Two out of ten U.S. Senate offices in the Pacific Northwest are being contested this election cycle. One is in Montana. The other, of course, is in Washington. Democrats are leading both races.
Democrat John Tester is leading incumbent Republican Conrad Burns in the Big Sky in what is a referendum on Burns (and Bush). The Republicans have promised to spend $10 million in the state, and Tester hopes to match it.
That's more than $20 per person -- and who knows how much per vote, since the electorate will be plenty turned off by November. Last cycle, Tom Daschle and John Thune conducted a media- and mail-a-thon in South Dakota and did little more for the Republic than give folks plenty of fire starter for the winter.
Burns is directly connected to indicted lobbyist Jack Abramoff. In an interview with Vanity Fair magazine, Abramoff said he and his staff were cozy with the Burns office, in a relationship that paid off in appropriations for clients.
Burns campaign has imploded mostly, however, on a series of gaffes and blunders, some of which are as embarrassing to Montanans as the corruption. Conrad lost it in front of a -- get this, in a post 9/11 world -- a group of firefighters. He attacked them for not doing their jobs effectively.

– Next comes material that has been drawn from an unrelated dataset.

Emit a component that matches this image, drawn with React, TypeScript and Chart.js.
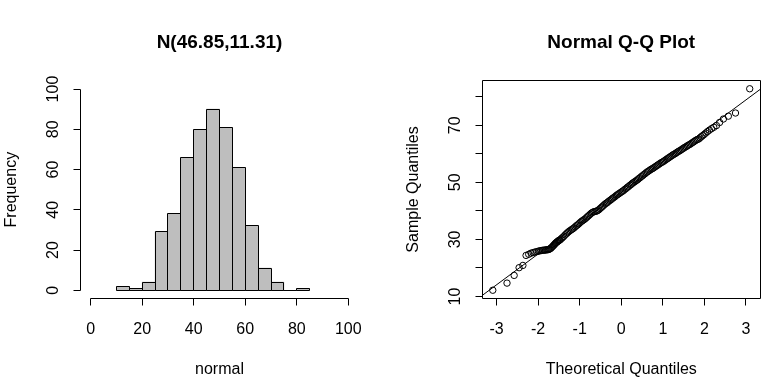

Late last month, Burns called on the governor (rising Democrat Brian Schweitzer) to call a state of emergency for an ongoing fire. The Governor had done that a full month earlier.
Then he implied his house painter, "a nice little Guatemalan man," might be illegal. His comment that the war on terror is a fight against those who "drive taxicabs in the daytime and kill at night," was ....
So it is Tester's race to lose, and he is showing no signs of doing that. In particular, to my mind, is his turning the tax question to appropriate advantage by attacking Burns for his tax hikes on education.
Tester's ‘Higher Education, Deeper Debt’ report shows the consequences of Sen. Burns’ tax increases on Montana students and their families.
Burns and other Republicans in the last budget cycle voted to cut student loan programs by $12.7 billion, ended tuition tax credits, and froze the maximum Pell Grant, the leading college scholarship program. This came at a time when the cost of tuition at Montana colleges and elsewhere is skyrocketing. Real tax increases on reall people.
Tester is a onetime public-school teacher and current president of the Montana Senate. He sports a flattop haircut and drives a pickup truck. ("Special interests will never hitch a ride in this truck).
And he currently works a farm of 1,800 acres. He was drawn into politics eight years ago as a result of the electricity deregulation fiasco which enriched Enron and gouged several Western states. Hopefully another Democrat in the Senate will mean an end to that kind of corporate feeding frenzy on America.
Should both Cantwell and Tester be elected, the Northwest's representation will be split between Democrats and Republicans.
Two Democrats from Washington, two from Montana, and one from Oregon. In the next cycle (2008) incumbents who will have to face the voters include Republican Larry Craig in Idaho, Gordon Smith in Oregon, and Ted Stevens in Alaska, along with Democrat Max Baucus in Montana.